Under the previous administration, antitrust regulators in the U.S. moved away from well-established antitrust theories of harm designed to promote consumer welfare and encourage market dynamism. Instead, antitrust enforcers sought to bring cases based on unproven theories that punish success, leaving Americans worse off and disincentivizing innovation.
Rather than importing regulatory models from abroad or relying on untested theories of harm, U.S. policymakers should focus on strengthening what has worked at home. This includes targeted, flexible policies that foster innovation, protect consumers, and reduce anticompetitive regulatory barriers, creating space for new market entrants to thrive. To date, this approach has built a digital economy that accounts for 10% of U.S. GDP and supports more than 3 million American jobs. It is the reason that America is the global leader in technology and why top tech companies and thousands of startups are developing next-generation tools AI, biotech, and advanced manufacturing tools in the U.S.
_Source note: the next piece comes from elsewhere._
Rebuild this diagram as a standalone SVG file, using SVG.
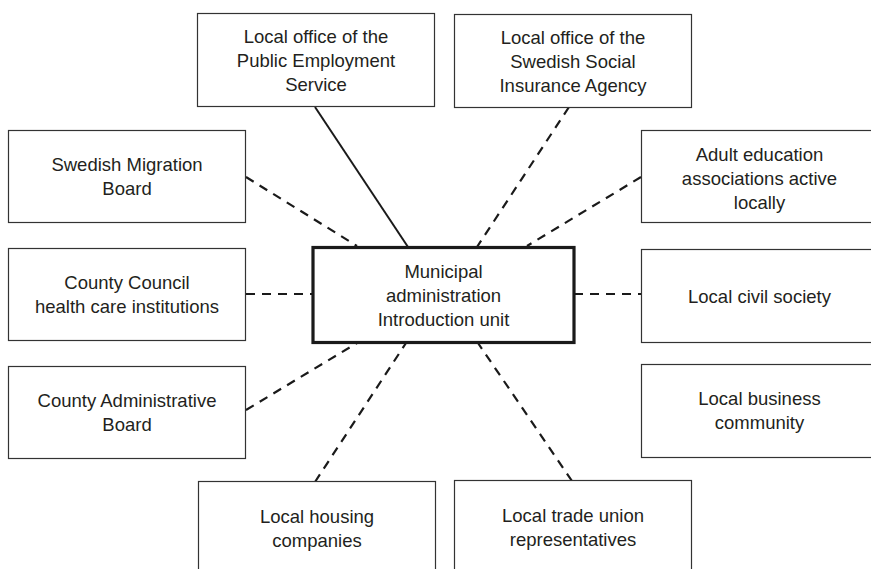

At a time when the global economy is becoming more competitive, and when other nations are aggressively investing in their own tech sectors, the United States can’t afford to kneecap its most dynamic industries. Existing U.S. laws and regulations that encourage competition and innovation benefit consumers, workers, and the economy at large. Policymakers shouldn’t jeopardize America’s success with burdensome regulatory experiments modeled after foreign frameworks that are already showing signs of failure.